◆ Goal ◆
Take the material below and retype it in full; pictures are left out.

◆ Stored data ◆
┄┄┄┄┄┄┄┄┄┄┄┄┄┄┄┄┄┄┄┄

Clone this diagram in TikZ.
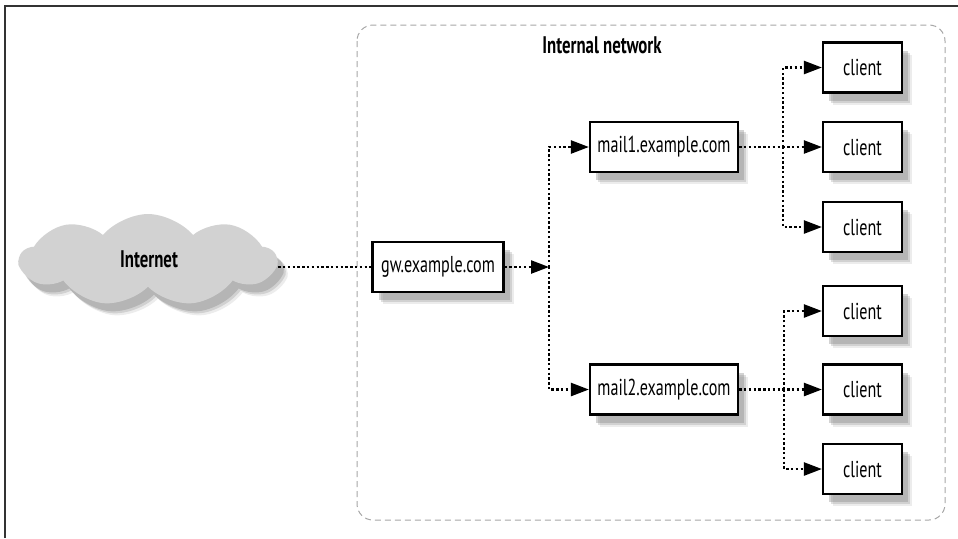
\documentclass[tikz,border=0pt]{standalone}
\usepackage{fontspec}
\setmainfont{PT Sans}[FakeStretch=0.7]
\usepackage{tikz}
\usetikzlibrary{arrows.meta, positioning, shapes.symbols, shadows}

\tikzset{
	softshadow/.style={
		drop shadow={shadow xshift=5pt, shadow yshift=-6pt, fill=gray, opacity=0.15},
		drop shadow={shadow xshift=4pt, shadow yshift=-5pt, fill=gray, opacity=0.25},
		drop shadow={shadow xshift=3pt, shadow yshift=-4pt, fill=gray, opacity=0.35}},
	hostbox/.style={draw=black, line width=1.1pt, fill=white, minimum height=25pt, inner sep=2pt, softshadow},
	clientbox/.style={hostbox, minimum width=39.5pt},
	mailbox/.style={hostbox, minimum width=74pt},
	titlelabel/.style={font=\bfseries\fontsize{12}{14}\selectfont},
	link/.style={line width=1.2pt, dash pattern=on 1.2pt off 1.2pt},
	linkarrow/.style={link, -{Triangle[length=9pt, width=6.5pt]}},
}

\begin{document}
\begin{tikzpicture}[x=0.5pt, y=-0.5pt, font=\fontsize{11.5}{13}\selectfont]
	\useasboundingbox (0,0) rectangle (958,538);
	% outer frame
	\draw[line width=0.9pt, black!80] (5,538) -- (5,6) -- (958,6);
	% internal network area
	\draw[gray!70, line width=0.5pt, dash pattern=on 3pt off 2pt, rounded corners=8pt] (357,25) rectangle (945,520);
	\node[titlelabel] (intlabel) at (602,45) {Internal network};
	%
	\node[cloud, cloud puffs=9, cloud puff arc=100, aspect=3.4, fill=gray!35, minimum width=128pt, minimum height=46pt,
		softshadow] (net) at (148,260) {};
	\node[titlelabel] (netlabel) at (149,259) {Internet};
	%
	\node[hostbox, minimum width=65.5pt] (gw) at (438,267) {gw.example.com};
	\node[mailbox] (mail1) at (664,147) {mail1.example.com};
	\node[mailbox] (mail2) at (664,389.5) {mail2.example.com};
	%
	\node[clientbox] (c1) at (862.5,67.5) {client};
	\node[clientbox] (c2) at (862.5,147) {client};
	\node[clientbox] (c3) at (862.5,227) {client};
	\node[clientbox] (c4) at (862.5,311) {client};
	\node[clientbox] (c5) at (862.5,389.5) {client};
	\node[clientbox] (c6) at (862.5,469) {client};
	%
	\coordinate (jgw) at (549,267);
	\coordinate (jm1) at (783,147);
	\coordinate (jm2) at (784,389.5);
	%
	\draw[link] (net.east |- gw.west) -- (gw.west);
	\draw[linkarrow] (gw.east) -- (jgw);
	\draw[linkarrow] (jgw) |- (mail1.west);
	\draw[linkarrow] (jgw) |- (mail2.west);
	%
	\draw[linkarrow] (mail1.east) -- (c2.west);
	\draw[linkarrow] (jm1) |- (c1.west);
	\draw[linkarrow] (jm1) |- (c3.west);
	%
	\draw[linkarrow] (mail2.east) -- (c5.west);
	\draw[linkarrow] (jm2) |- (c4.west);
	\draw[linkarrow] (jm2) |- (c6.west);
\end{tikzpicture}
\end{document}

┄┄┄┄┄┄┄┄┄┄┄┄┄┄┄┄┄┄┄┄

◆ Completed exercise ◆
Clone this diagram in TikZ.
\documentclass[tikz,border=0pt]{standalone}
\usepackage{fontspec}
\setmainfont{PT Sans}[FakeStretch=0.7]
\usepackage{tikz}
\usetikzlibrary{arrows.meta, positioning, shapes.symbols, shadows}

\tikzset{
	softshadow/.style={
		drop shadow={shadow xshift=5pt, shadow yshift=-6pt, fill=gray, opacity=0.15},
		drop shadow={shadow xshift=4pt, shadow yshift=-5pt, fill=gray, opacity=0.25},
		drop shadow={shadow xshift=3pt, shadow yshift=-4pt, fill=gray, opacity=0.35}},
	hostbox/.style={draw=black, line width=1.1pt, fill=white, minimum height=25pt, inner sep=2pt, softshadow},
	clientbox/.style={hostbox, minimum width=39.5pt},
	mailbox/.style={hostbox, minimum width=74pt},
	titlelabel/.style={font=\bfseries\fontsize{12}{14}\selectfont},
	link/.style={line width=1.2pt, dash pattern=on 1.2pt off 1.2pt},
	linkarrow/.style={link, -{Triangle[length=9pt, width=6.5pt]}},
}

\begin{document}
\begin{tikzpicture}[x=0.5pt, y=-0.5pt, font=\fontsize{11.5}{13}\selectfont]
	\useasboundingbox (0,0) rectangle (958,538);
	% outer frame
	\draw[line width=0.9pt, black!80] (5,538) -- (5,6) -- (958,6);
	% internal network area
	\draw[gray!70, line width=0.5pt, dash pattern=on 3pt off 2pt, rounded corners=8pt] (357,25) rectangle (945,520);
	\node[titlelabel] (intlabel) at (602,45) {Internal network};
	%
	\node[cloud, cloud puffs=9, cloud puff arc=100, aspect=3.4, fill=gray!35, minimum width=128pt, minimum height=46pt,
		softshadow] (net) at (148,260) {};
	\node[titlelabel] (netlabel) at (149,259) {Internet};
	%
	\node[hostbox, minimum width=65.5pt] (gw) at (438,267) {gw.example.com};
	\node[mailbox] (mail1) at (664,147) {mail1.example.com};
	\node[mailbox] (mail2) at (664,389.5) {mail2.example.com};
	%
	\node[clientbox] (c1) at (862.5,67.5) {client};
	\node[clientbox] (c2) at (862.5,147) {client};
	\node[clientbox] (c3) at (862.5,227) {client};
	\node[clientbox] (c4) at (862.5,311) {client};
	\node[clientbox] (c5) at (862.5,389.5) {client};
	\node[clientbox] (c6) at (862.5,469) {client};
	%
	\coordinate (jgw) at (549,267);
	\coordinate (jm1) at (783,147);
	\coordinate (jm2) at (784,389.5);
	%
	\draw[link] (net.east |- gw.west) -- (gw.west);
	\draw[linkarrow] (gw.east) -- (jgw);
	\draw[linkarrow] (jgw) |- (mail1.west);
	\draw[linkarrow] (jgw) |- (mail2.west);
	%
	\draw[linkarrow] (mail1.east) -- (c2.west);
	\draw[linkarrow] (jm1) |- (c1.west);
	\draw[linkarrow] (jm1) |- (c3.west);
	%
	\draw[linkarrow] (mail2.east) -- (c5.west);
	\draw[linkarrow] (jm2) |- (c4.west);
	\draw[linkarrow] (jm2) |- (c6.west);
\end{tikzpicture}
\end{document}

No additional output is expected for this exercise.